University of Central Europe
- Other names: SEVŠ
- Type: Private university
- Active: 31 May 2005–June 2, 2021
- Academic affiliations: Erasmus Programme
- Location: Skalica, Slovakia 48°50′50″N 17°13′57″E﻿ / ﻿48.84722°N 17.23250°E
- Website: www.sevs.sk (no longer online)

= University of Central Europe =

Former private college in Skalica, Slovakia

The University of Central Europe (Slovak: Stredoeurópska vysoká škola v Skalici (SEVŠ)) was a private university located in Skalica, Slovakia. The university was founded in 2005 with the ambition to become a "Slovak Cambridge", but struggled with financial problems and lost its accreditation in 2021.

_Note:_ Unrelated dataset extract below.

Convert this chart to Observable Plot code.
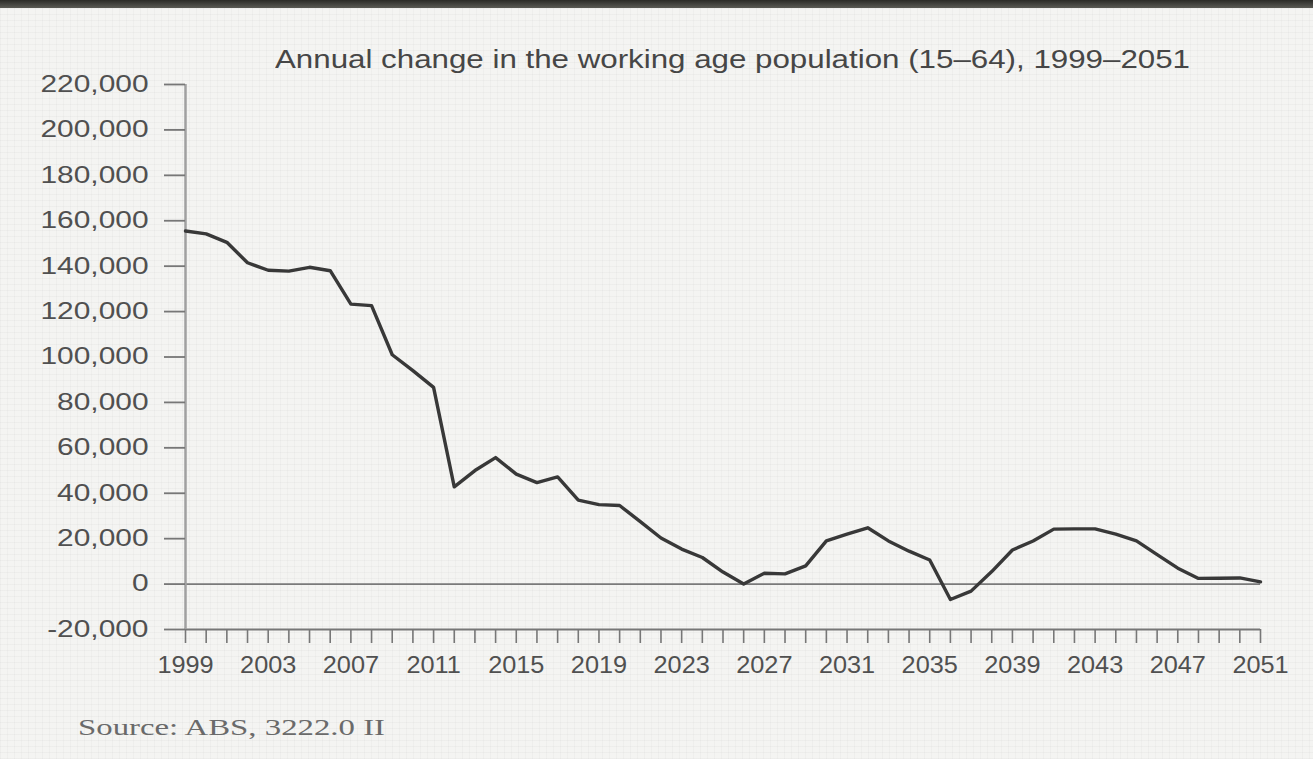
<!DOCTYPE html>
<html><head><meta charset="utf-8">
<script src="https://cdn.jsdelivr.net/npm/d3@7"></script>
<script src="https://cdn.jsdelivr.net/npm/@observablehq/plot@0.6"></script>
<style>
html,body{margin:0;padding:0;}
body{width:1313px;height:759px;overflow:hidden;position:relative;background-color:#f4f4f2;
 background-image: repeating-linear-gradient(0deg, rgba(0,0,0,0.028) 0 1px, transparent 1px 6px), repeating-linear-gradient(90deg, rgba(0,0,0,0.022) 0 1px, transparent 1px 7px);
 font-family:"Liberation Sans", Arial, sans-serif;}
#topbar{position:absolute;left:0;top:0;width:1313px;height:8px;background:linear-gradient(#2b2b27,#5a5a54);}
#chart{position:absolute;left:0;top:0;}
#title{position:absolute;top:45px;left:275px;white-space:nowrap;font-size:25px;color:#464646;transform-origin:0 0;}
#source{position:absolute;top:714px;left:78px;white-space:nowrap;font-family:"Liberation Serif","Times New Roman",serif;font-size:24px;color:#6a6a6a;transform-origin:0 0;}
</style></head><body>
<div id="chart"></div>
<div id="topbar"></div>
<div id="title">Annual change in the working age population (15–64), 1999–2051</div>
<div id="source">Source: ABS, 3222.0 II</div>
<script>
const years = [1999,2000,2001,2002,2003,2004,2005,2006,2007,2008,2009,2010,2011,2012,2013,2014,2015,2016,2017,2018,2019,2020,2021,2022,2023,2024,2025,2026,2027,2028,2029,2030,2031,2032,2033,2034,2035,2036,2037,2038,2039,2040,2041,2042,2043,2044,2045,2046,2047,2048,2049,2050,2051];
const values = [155500,154200,150500,141500,138200,137800,139500,138000,123300,122600,101000,94000,86600,42800,50000,55700,48400,44700,47200,37000,35000,34600,27500,20300,15400,11700,5300,0,4800,4500,8000,19000,22000,24800,19000,14500,10600,-6800,-3100,5500,15000,19000,24200,24300,24300,22000,19000,13000,7000,2500,2600,2700,1000];
const yTicks = [-20000,0,20000,40000,60000,80000,100000,120000,140000,160000,180000,200000,220000];
const xLabelYears = [1999,2003,2007,2011,2015,2019,2023,2027,2031,2035,2039,2043,2047,2051];
const data = years.map((year, i) => ({year, value: values[i]}));

const plot = Plot.plot({
  width: 1313, height: 700,
  marginLeft: 185, marginRight: 53, marginTop: 84, marginBottom: 71,
  style: {background: "transparent", fontFamily: "Liberation Sans, Arial, sans-serif", fontSize: "23px", color: "#505050", overflow: "visible"},
  x: {domain: [1999, 2051], label: null},
  y: {domain: [-20000, 220000], label: null},
  marks: [
    Plot.ruleY([0], {stroke: "#7a7a7a", strokeWidth: 1.6}),
    Plot.ruleY([-20000], {stroke: "#777", strokeWidth: 1.8}),
    Plot.ruleX([1999], {stroke: "#a0a0a0", strokeWidth: 2.5}),
    Plot.axisY({ticks: yTicks, tickSize: 21, tickPadding: 16, tickFormat: d => d.toLocaleString("en-US"), stroke: "#777", strokeWidth: 1.8, fill: "#505050", fontSize: 23, label: null}),
    Plot.axisX({ticks: years, tickSize: 14, tickFormat: () => "", stroke: "#777", strokeWidth: 1.6, label: null}),
    Plot.axisX({ticks: xLabelYears, tickSize: 0, tickPadding: 27, tickFormat: d => String(d), fill: "#505050", fontSize: 23, label: null}),
    Plot.line(data, {x: "year", y: "value", stroke: "#383838", strokeWidth: 3.4, strokeLinejoin: "round", strokeLinecap: "round"})
  ]
});
document.getElementById("chart").appendChild(plot);

function stretch(textEl, s, anchor) {
  const r = textEl.getBoundingClientRect();
  const parent = textEl.parentNode;
  const m = parent.getScreenCTM().inverse();
  const pt = plot.createSVGPoint();
  pt.x = anchor === "end" ? r.right : (r.left + r.right) / 2;
  pt.y = r.top;
  const c = pt.matrixTransform(m).x;
  const old = textEl.getAttribute("transform") || "";
  textEl.setAttribute("transform", `translate(${c},0) scale(${s},1) translate(${-c},0) ${old}`);
}
plot.querySelectorAll('g[aria-label="y-axis tick label"] text').forEach(t => stretch(t, 1.3, "end"));
plot.querySelectorAll('g[aria-label="x-axis tick label"] text').forEach(t => stretch(t, 1.1, "middle"));

function fitWidth(el, target) {
  const w = el.getBoundingClientRect().width;
  el.style.transform = `scaleX(${target / w})`;
}
fitWidth(document.getElementById("title"), 915);
fitWidth(document.getElementById("source"), 307);
</script>
</body></html>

In 2022 the university declared bankruptcy. The school offered education in international relations, environment and regional development.The number of students of the university peaked at 1,181 in 2013 and declined to the last available number of only 172 in 2018. In addition to the main campus in Skalica, the university had a campus in Košice until 2019.

== Controversy ==
In June 2020, the plagiarized diploma theses of the We Are Family party MP Petra Krištúfková as well as the party leader and Speaker of the National Council Boris Kollár defended at SEVŠ became public knowledge. Likewise, the thesis of Slovak Bratislava football club vice-president Ivan Kmotrík jr., the son of the businessman Ivan Kmotrík sr. who was the president of SEVŠ board, turned out to be plagiarized as well.

A government audit in 2021 found that several holders of SEVŠ diplomas never applied to study at the university and there is no proof they ever attended any classes.